** Start of Extracted records **

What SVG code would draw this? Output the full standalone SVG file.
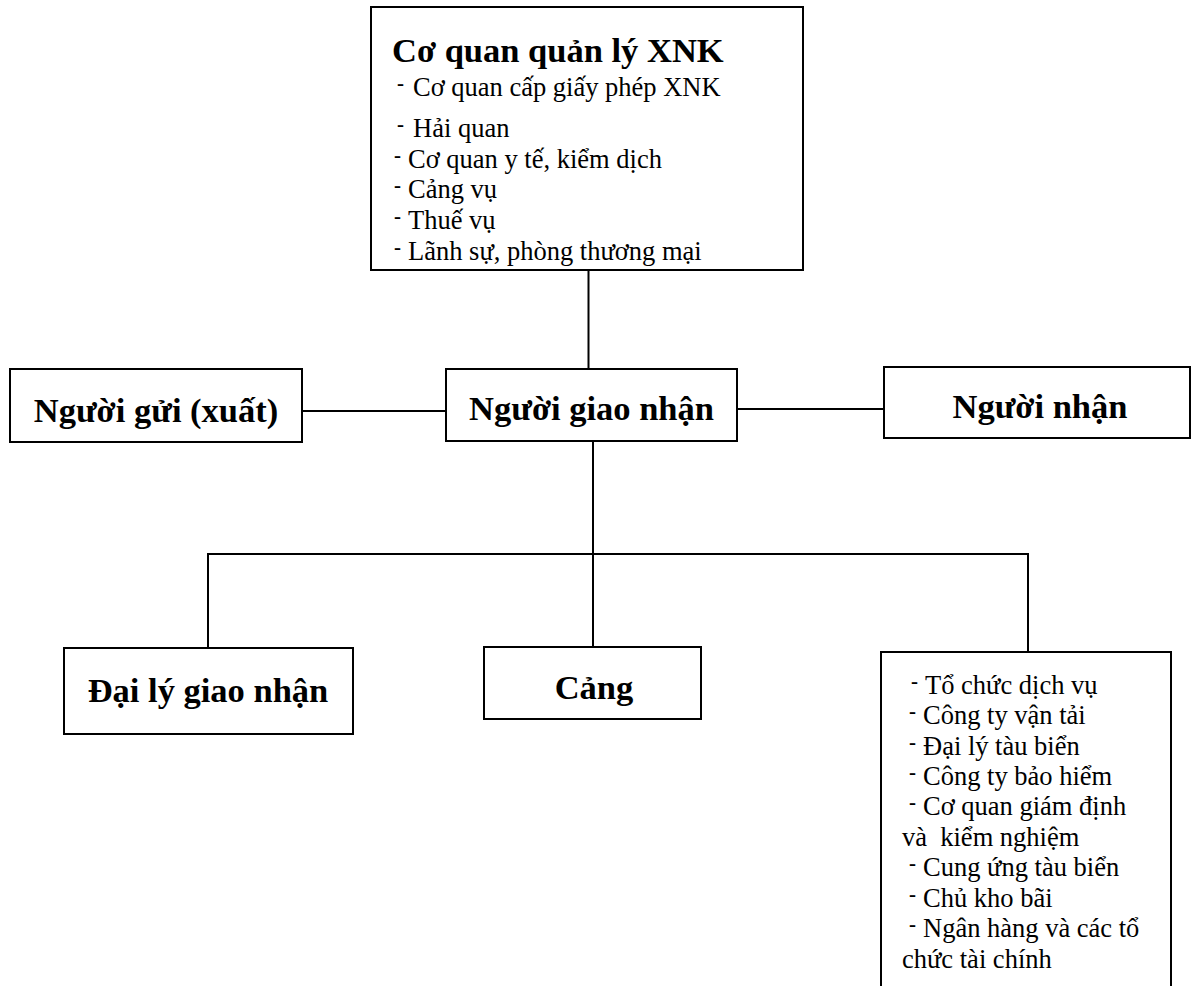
<svg xmlns="http://www.w3.org/2000/svg" width="1195" height="986" viewBox="0 0 1195 986">
<style>
  .box { fill: #ffffff; stroke: #000000; stroke-width: 2; }
  .conn line { stroke: #000000; stroke-width: 2; }
  .h { font-family: "Liberation Serif", "Times New Roman", serif; font-weight: bold; font-size: 34.5px; fill: #000000; }
  .t { font-family: "Liberation Serif", "Times New Roman", serif; font-size: 26.5px; fill: #000000; }
  .d { font-size: 21px; font-weight: bold; }
  .c { text-anchor: middle; }
</style>
<rect width="1195" height="986" fill="#ffffff"/>
<g id="connectors" class="conn">
  <line x1="588.5" y1="270" x2="588.5" y2="369"/>
  <line x1="302" y1="411" x2="446" y2="411"/>
  <line x1="737" y1="409" x2="884" y2="409"/>
  <line x1="593" y1="441" x2="593" y2="647"/>
  <line x1="207" y1="554" x2="1029" y2="554"/>
  <line x1="208" y1="553" x2="208" y2="648"/>
  <line x1="1028" y1="553" x2="1028" y2="652"/>
</g>
<g id="node-coquan">
  <rect class="box" x="371" y="7" width="432" height="263"/>
  <text class="h" x="392" y="62">Cơ quan quản lý XNK</text>
  <text class="t" x="397" y="96"><tspan class="d" dy="-6">- </tspan><tspan x="413" dy="6">Cơ quan cấp giấy phép XNK</tspan></text>
  <text class="t" x="397" y="137"><tspan class="d" dy="-6">- </tspan><tspan x="413" dy="6">Hải quan</tspan></text>
  <text class="t" x="394" y="168"><tspan class="d" dy="-6">- </tspan><tspan x="408" dy="6">Cơ quan y tế, kiểm dịch</tspan></text>
  <text class="t" x="394" y="198"><tspan class="d" dy="-6">- </tspan><tspan x="408" dy="6">Cảng vụ</tspan></text>
  <text class="t" x="394" y="229"><tspan class="d" dy="-6">- </tspan><tspan x="408" dy="6">Thuế vụ</tspan></text>
  <text class="t" x="394" y="260"><tspan class="d" dy="-6">- </tspan><tspan x="408" dy="6">Lãnh sự, phòng thương mại</tspan></text>
</g>
<g id="node-nguoigui">
  <rect class="box" x="10" y="369" width="292" height="73"/>
  <text class="h c" x="156" y="422">Người gửi (xuất)</text>
</g>
<g id="node-nguoigiaonhan">
  <rect class="box" x="446" y="369" width="291" height="72"/>
  <text class="h c" x="591.5" y="420">Người giao nhận</text>
</g>
<g id="node-nguoinhan">
  <rect class="box" x="884" y="367" width="306" height="71"/>
  <text class="h c" x="1040" y="418">Người nhận</text>
</g>
<g id="node-dailygiaonhan">
  <rect class="box" x="64" y="648" width="289" height="86"/>
  <text class="h c" x="208" y="702">Đại lý giao nhận</text>
</g>
<g id="node-cang">
  <rect class="box" x="484" y="647" width="217" height="72"/>
  <text class="h c" x="594" y="699">Cảng</text>
</g>
<g id="node-dichvu">
  <rect class="box" x="881" y="652" width="290" height="360"/>
  <text class="t" x="911" y="694"><tspan class="d" dy="-6">- </tspan><tspan x="925" dy="6">Tổ chức dịch vụ</tspan></text>
  <text class="t" x="909" y="724"><tspan class="d" dy="-6">- </tspan><tspan x="923" dy="6">Công ty vận tải</tspan></text>
  <text class="t" x="909" y="755"><tspan class="d" dy="-6">- </tspan><tspan x="923" dy="6">Đại lý tàu biển</tspan></text>
  <text class="t" x="909" y="785"><tspan class="d" dy="-6">- </tspan><tspan x="923" dy="6">Công ty bảo hiểm</tspan></text>
  <text class="t" x="909" y="815"><tspan class="d" dy="-6">- </tspan><tspan x="923" dy="6">Cơ quan giám định</tspan></text>
  <text class="t" x="902" y="846" xml:space="preserve">và  kiểm nghiệm</text>
  <text class="t" x="909" y="876"><tspan class="d" dy="-6">- </tspan><tspan x="923" dy="6">Cung ứng tàu biển</tspan></text>
  <text class="t" x="909" y="907"><tspan class="d" dy="-6">- </tspan><tspan x="923" dy="6">Chủ kho bãi</tspan></text>
  <text class="t" x="909" y="937"><tspan class="d" dy="-6">- </tspan><tspan x="923" dy="6">Ngân hàng và các tổ</tspan></text>
  <text class="t" x="902" y="968">chức tài chính</text>
</g>
</svg>
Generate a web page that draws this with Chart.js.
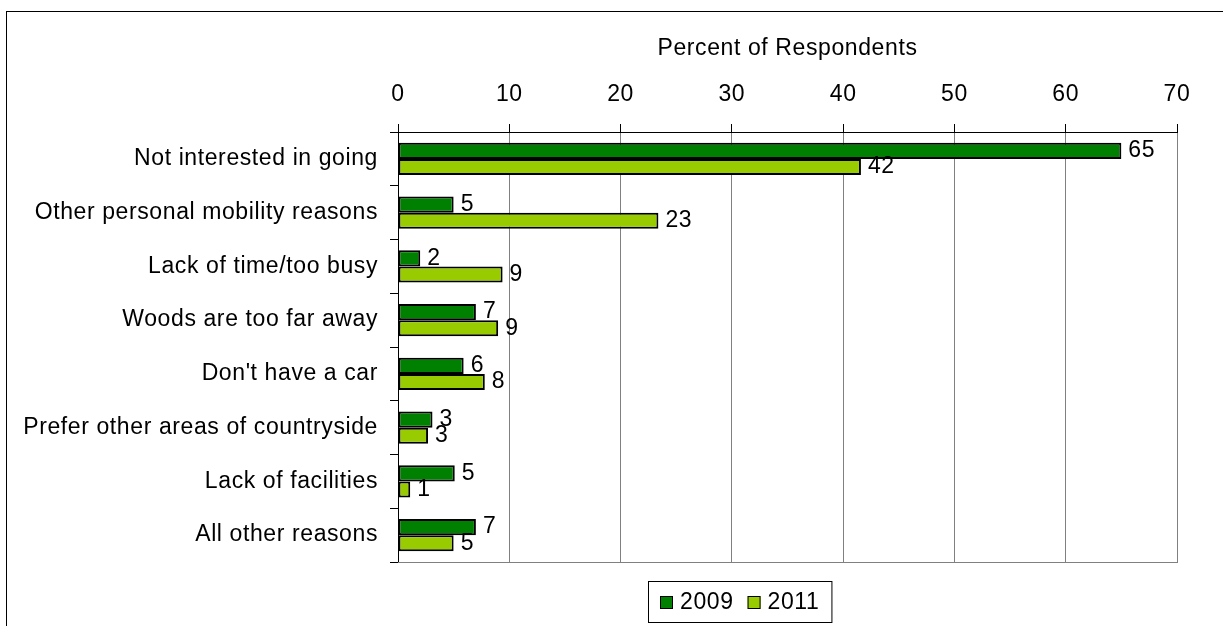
<!DOCTYPE html>
<html>
<head>
<meta charset="utf-8">
<script src="https://cdn.jsdelivr.net/npm/chart.js@4"></script>
<style>
  html, body { margin: 0; padding: 0; background: #fff; overflow: hidden; }
  canvas { display: block; }
</style>
</head>
<body>
<canvas id="chart" width="1223" height="626"></canvas>
<script>
// Categories and series
const categories = [
    'Not interested in going',
    'Other personal mobility reasons',
    'Lack of time/too busy',
    'Woods are too far away',
    "Don't have a car",
    'Prefer other areas of countryside',
    'Lack of facilities',
    'All other reasons'
];
const values2009 = [65, 5, 2, 7, 5.9, 3.1, 5.1, 7];
const values2011 = [41.6, 23.4, 9.4, 9, 7.8, 2.7, 1.1, 5];
const seriesNames = ['2009', '2011'];
const xTicks = [0, 10, 20, 30, 40, 50, 60, 70];

const FONT = 'Liberation Sans, Arial, sans-serif';
const FSIZE = 23;
const SPACING = '0.6px';
const colors = ['#008000', '#99CC00'];

// Slightly wider lettering, like the source picture
const spacingPlugin = {
    id: 'spacing',
    beforeInit(chart) { chart.ctx.letterSpacing = SPACING; },
    beforeLayout(chart) { chart.ctx.letterSpacing = SPACING; },
    beforeDraw(chart) {
        const ctx = chart.ctx;
        ctx.letterSpacing = SPACING;
        // outer frame
        ctx.save();
        ctx.strokeStyle = '#000';
        ctx.lineWidth = 1;
        ctx.strokeRect(6.5, 11.5, 1400, 800);
        ctx.restore();
    }
};

// Bottom edge of plot area, value labels, legend
const extrasPlugin = {
    id: 'extras',
    afterDatasetsDraw(chart) {
        const ctx = chart.ctx;
        const area = chart.chartArea;
        ctx.save();
        ctx.letterSpacing = SPACING;
        ctx.strokeStyle = '#808080';
        ctx.lineWidth = 1;
        ctx.beginPath();
        ctx.moveTo(area.left, Math.round(area.bottom) + 0.5);
        ctx.lineTo(area.right + 1, Math.round(area.bottom) + 0.5);
        ctx.stroke();

        ctx.fillStyle = '#000';
        ctx.font = FSIZE + 'px ' + FONT;
        ctx.textAlign = 'left';
        ctx.textBaseline = 'middle';
        chart.data.datasets.forEach((ds, di) => {
            const meta = chart.getDatasetMeta(di);
            meta.data.forEach((bar, i) => {
                ctx.fillText(String(Math.round(ds.data[i])), bar.x + 7, bar.y);
            });
        });
        ctx.restore();
    },
    afterDraw(chart) {
        const ctx = chart.ctx;
        ctx.save();
        ctx.letterSpacing = SPACING;
        ctx.font = FSIZE + 'px ' + FONT;
        ctx.textBaseline = 'middle';
        const box = 13, gap = 7, itemGap = 14, pad = 12;
        const items = chart.data.datasets.map(ds => ({
            label: ds.label, color: ds.backgroundColor, w: ctx.measureText(ds.label).width
        }));
        let total = pad * 2;
        items.forEach((it, i) => { total += box + gap + it.w + (i ? itemGap : 0); });
        const left = Math.round(740 - total / 2);
        const top = 581, h = 41;
        ctx.strokeStyle = '#000';
        ctx.lineWidth = 1;
        ctx.strokeRect(left + 0.5, top + 0.5, total, h);
        let x = left + pad;
        const cy = top + h / 2 + 1;
        items.forEach((it, i) => {
            if (i) x += itemGap;
            ctx.fillStyle = it.color;
            ctx.fillRect(x, cy - box / 2, box, box);
            ctx.strokeStyle = '#000';
            ctx.strokeRect(x + 0.5, cy - box / 2 + 0.5, box - 1, box - 1);
            x += box + gap;
            ctx.fillStyle = '#000';
            ctx.fillText(it.label, x, cy);
            x += it.w;
        });
        ctx.restore();
    }
};

const ctx = document.getElementById('chart').getContext('2d');
new Chart(ctx, {
    type: 'bar',
    data: {
        labels: categories,
        datasets: [
            {
                label: seriesNames[0],
                data: values2009,
                backgroundColor: colors[0],
                borderColor: '#000',
                borderWidth: 2,
                borderSkipped: false,
                categoryPercentage: 0.6,
                barPercentage: 1.0
            },
            {
                label: seriesNames[1],
                data: values2011,
                backgroundColor: colors[1],
                borderColor: '#000',
                borderWidth: 2,
                borderSkipped: false,
                categoryPercentage: 0.6,
                barPercentage: 1.0
            }
        ]
    },
    options: {
        indexAxis: 'y',
        responsive: false,
        animation: false,
        devicePixelRatio: 1,
        layout: { padding: { left: 0, right: 46, top: 0, bottom: 64 } },
        plugins: {
            legend: { display: false },
            tooltip: { enabled: false }
        },
        scales: {
            x: {
                position: 'top',
                min: 0,
                max: 70,
                afterBuildTicks(scale) {
                    scale.ticks = xTicks.map(v => ({ value: v }));
                },
                afterFit(scale) { scale.height = 132; },
                grid: {
                    color: '#808080',
                    tickColor: '#000',
                    tickLength: 8,
                    lineWidth: 1
                },
                border: { color: '#000', width: 1 },
                ticks: {
                    color: '#000',
                    font: { family: FONT, size: FSIZE },
                    padding: 16
                },
                title: {
                    display: true,
                    text: 'Percent of Respondents',
                    color: '#000',
                    font: { family: FONT, size: FSIZE },
                    padding: { top: 35, bottom: 0 }
                }
            },
            y: {
                afterFit(scale) { scale.width = 398; },
                grid: {
                    offset: true,
                    drawOnChartArea: false,
                    tickColor: '#000',
                    tickLength: 8
                },
                border: { color: '#000', width: 1 },
                ticks: {
                    color: '#000',
                    font: { family: FONT, size: FSIZE },
                    padding: 12
                }
            }
        }
    },
    plugins: [spacingPlugin, extrasPlugin]
});
</script>
</body>
</html>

** End of Extracted records **

§ **Given exercise**:
Gather from the records above every line containing the string "this".

§ **Written answer**:
What SVG code would draw this? Output the full standalone SVG file.
Generate a web page that draws this with Chart.js.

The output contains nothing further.